Por Elio Gaspari
A entidade se mete em tudo, vive de cobrança compulsória, não mostra suas contas e preserva a eleição indireta.
A notícia é boa, resta saber se vai adiante. A repórter Daniela Lima revelou que o Tribunal de Contas da União pretende abrir a caixa-preta do cofre da Ordem dos Advogados do Brasil. Estima-se que ele movimente a cada ano R$ 1,3 bilhão. Cada advogado é obrigado a pagar cerca de R$ 1 mil em São Paulo e no Rio, e a administração do ervanário é mantida a sete chaves. Se isso fosse pouco, o presidente do Conselho da Ordem é eleito indiretamente. Em 2014, seu titular, o doutor Marcos Vinicius Coêlho, prometeu realizar um plebiscito entre os advogados para saber se eles preferiam uma escolha por voto direto. Disse também que colocaria as contas da OAB na internet. Prometeu, mas não fez.
A Ordem foi uma sacrossanta instituição, presidida no século passado por Raymundo Faoro. De lá para cá, tornou-se um cartório de franquias. Em 2015, na qualidade de presidente da Comissão de Direitos Humanos da OAB, o deputado Wadih Damus (PTRJ) condenou o instituto legal da colaboração dos réus da Lava-Jato: “Delação premiada não é pau de arara, mas é tortura.” Ele tem todo o direito de dizer isso como cidadão, mas uma ordem de advogados não tem nada a ver com isso. A OAB defendeu o financiamento público das campanhas eleitorais e meteu-se na discussão dos limites de velocidade no trânsito de São Paulo. Esses assuntos não são da sua esfera, como não o são do sindicato dos médicos, e disso resulta apenas uma barafunda. Cada advogado pode ter as ideias que quiser, mas nem a Ordem, nem suas seções estaduais, devem se meter em temas tão genéricos e controversos. Coroando as interferências divisivas da Ordem, ela defendeu a deposição de Dilma Rousseff.
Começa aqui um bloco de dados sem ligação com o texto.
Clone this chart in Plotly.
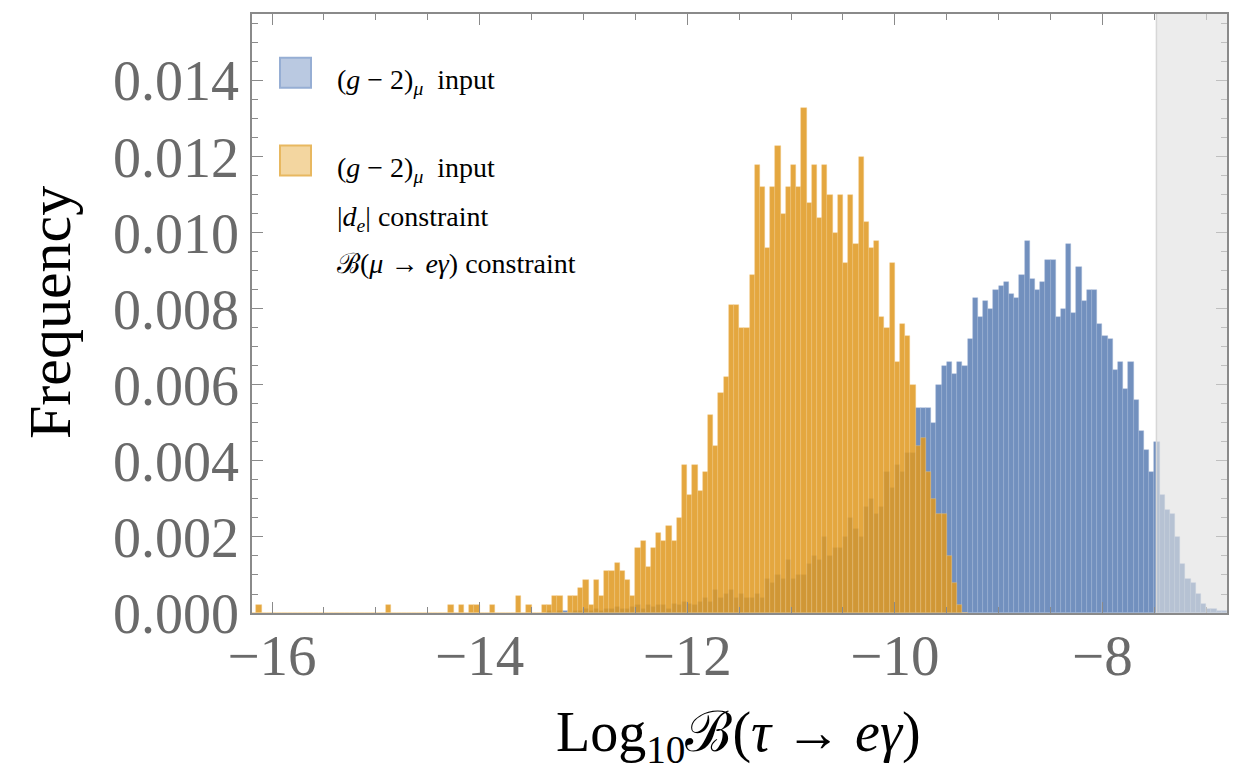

Uma Ordem de advogados pode tomar posição em questões gerais, como a OAB de Faoro desmontando o Ato Institucional nº 5. Mesmo nesse caso, não custa lembrar que o texto do instrumento ditatorial foi redigido pelo ministro da Justiça Luís Antônio da Gama e Silva, ex-diretor da Faculdade de Direito da USP, sucedido no cargo por Alfredo Buzaid, outro diretor das Arcadas. Ao contrário do que ocorre com os médicos, comprometidos com a saúde dos pacientes, o compromisso dos advogados com o Direito é politicamente volúvel. A Constituição da ditadura do Estado Novo foi redigida por Francisco Campos, um dos maiores juristas do seu tempo. Felizmente, naquele Brasil havia também um advogado como Sobral Pinto, defendendo Luís Carlos Prestes com a lei de proteção aos animais.
Quando os juízes da Corte Suprema dos Estados Unidos chegam ao aeroporto de Washington, tomam táxis. Quando os conselheiros da OAB chegam a Brasília, têm à espera Corollas pretos com motorista. Esse mimo é extensivo à diretoria da instituição. (O juiz Antonin Scalia dirigia sua BMW. Seu colega Harry Blackmun andava de Fusca e nele viajaram suas cinzas para o cemitério.) Num outro conforto, se a OAB recebe um convite para participar de um evento na Bulgária, seu representante viaja com a fatura coberta pelos advogados brasileiros.
Não se pode pedir que a sigla da OAB deixe de ser usada como mosca de padaria, mas será entristecedor vê-la defendendo o sigilo de suas contas.